Adidas Announces Soccer Cleat Recycling Program

Adidas Sport Infinity Cleats
Adidas Sport Infinity cleats.
Courtesy of brand.

“Farewell to recycling — it is now time for infinity-cycling,” is how Adidas is advertising its newest eco project.

The Herzogenaurach, Germany-based firm has introduced a program called Sport Infinity, which is said to create “a new breed of sporting goods that will never be thrown away … an innovation that could turn Messi’s boots into yours,” according to the company.

The way it works is that every bit of Adidas sportswear, including the cleats of Fifa Ballon d’Or winner and Adidas ambassador Lionel Messi, would be broken down and remolded into an inexhaustible, 3D-shapeable material that give customers the opportunity to infinitely reimagine and personalize products, without using any glue or other adhesives and without producing any waste.

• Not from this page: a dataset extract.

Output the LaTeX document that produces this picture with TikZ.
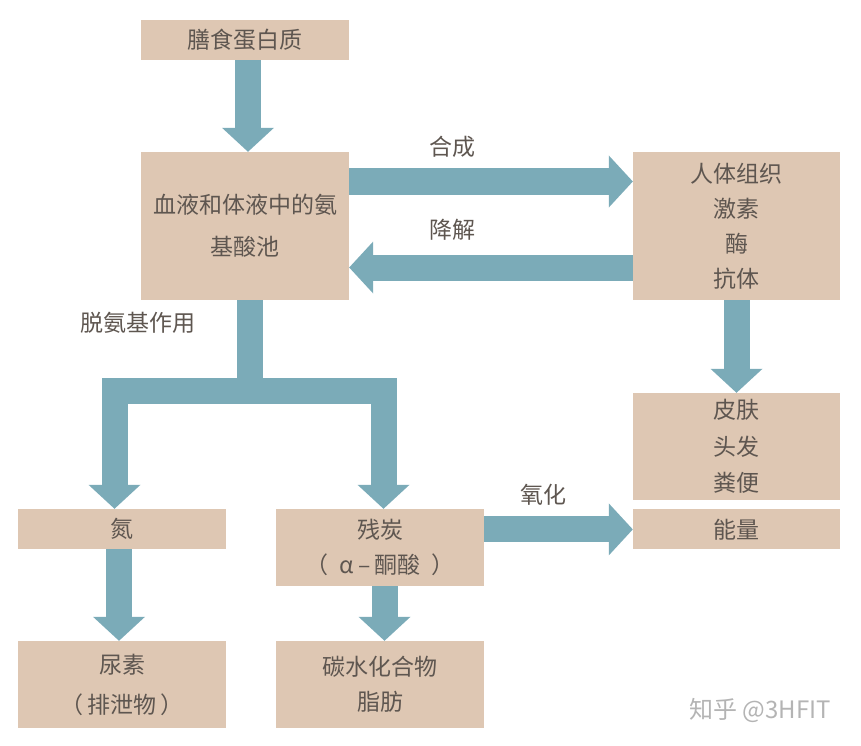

“This is a game-changing development,” said Gerd Manz, vice president of technology and innovation at Adidas.

“Over the next three years, Sport Infinity aims to end the days of throwing away football boots. Instead, every pair of boots is not just recycled but reimagined to the consumer’s most personal specifications,” he said.

Turning fans into product designers is part of a broader strategy pursued by Adidas, which hopes to move closer to its customer base and gain back the market share it is losing vis-à-vis its oversees competitors.

The Sport Infinity products will not be available before the three-year development phase is over, though the company judges its potential for commercialization as substantial.

Sport Infinity is a research project helmed by Adidas and funded by the European Commission.

It spans various industries, allowing the broken-down sporting goods to be combined with excess materials from other sectors, “so that a pair of football boots of the future could contain anything from carbon used in aircraft manufacturing to fibers of the boots that scored during the World Cup,” Adidas said, noting how almost 30 percent of all material used in sportswear production is wasted, most ending up in landfills.

Glenn Bennett, executive board member of global operations at the Adidas group, noted that the project would essentially “close a sustainability loop, creating a high-performance product that can always be recycled.”

“Following the announcement of Speedfactory and our partnership with Parley for the Oceans, Sport Infinity is the next step in our commitment to innovation and sustainability,” he said.

Added Messi: “Working to make sure that all of [Adidas’] boots, including mine, are being made in a way that protects the environment — for me, is the future of football.”